Single by The John Butler Trio
- Released: 6 December 2004
- Recorded: Track 1: Woodstock Studios, Melbourne Tracks 2 & 3: Hordern Pavilion, Sydney (9 July 2004)
- Genre: Funk, roots
- Length: 13:01
- Label: Jarrah
- Songwriter: John Butler
- Producer: John Butler

The John Butler Trio singles chronology
| "What You Want" (2004) | "Somethings Gotta Give" (2004) | "Funky Tonight" (2006) |

= Something's Gotta Give (The John Butler Trio song) =

"Somethings Gotta Give" is a 2004 single written by John Butler and performed by the John Butler Trio. Released on 6 December 2004, in Australia only, "Somethings Gotta Give" is a blend of funk, rock, blues, roots, and the traditional sound of a jam band. The cover art was designed and photographed by regular Tom Walker, and features a blurred image of fans dancing at a concert.

On the ARIA Singles Chart it peaked at No. 47, while it was listed at No. 7 on Triple J's Hottest 100 of 2004.

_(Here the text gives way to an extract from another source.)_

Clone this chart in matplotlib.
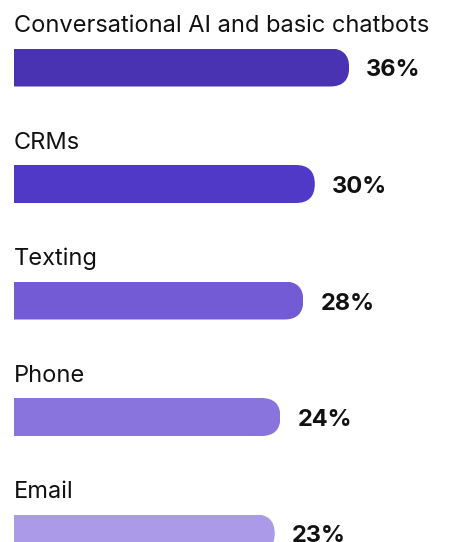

The Ben Joss and Tribal directed music video was nominated for Best Video at the ARIA Music Awards of 2005.

==Track listing==
All tracks written by John Butler, and mixed/engineered by Robyn Mai

1. "Somethings Gotta Give" – 3:05
2. "Ocean" [live] – 6:07
3. "Somethings Gotta Give" [live] – 3.49

==Personnel==
- John Butler – Amplified 11-String Acoustic Guitar, Vocals
- Shannon Birchall – Double Bass, Backing Vocals
- Michael Barker – Drums, Percussion, Backing Vocals

==Trivia==
- The single is an Enhanced CD and contains the film clip for "Somethings Gotta Give" when put in a PC.
- The single was released in Australia only.
- On recent versions of Sunrise Over Sea, the song is featured as a bonus track and is followed by 7:09 minutes of ambient sounds and cheeping birds.
- The music video for the single stars former Round the Twist star Jeffrey Walker, and features a cameo from Blue King Brown singer Natalie Pa'apa'a.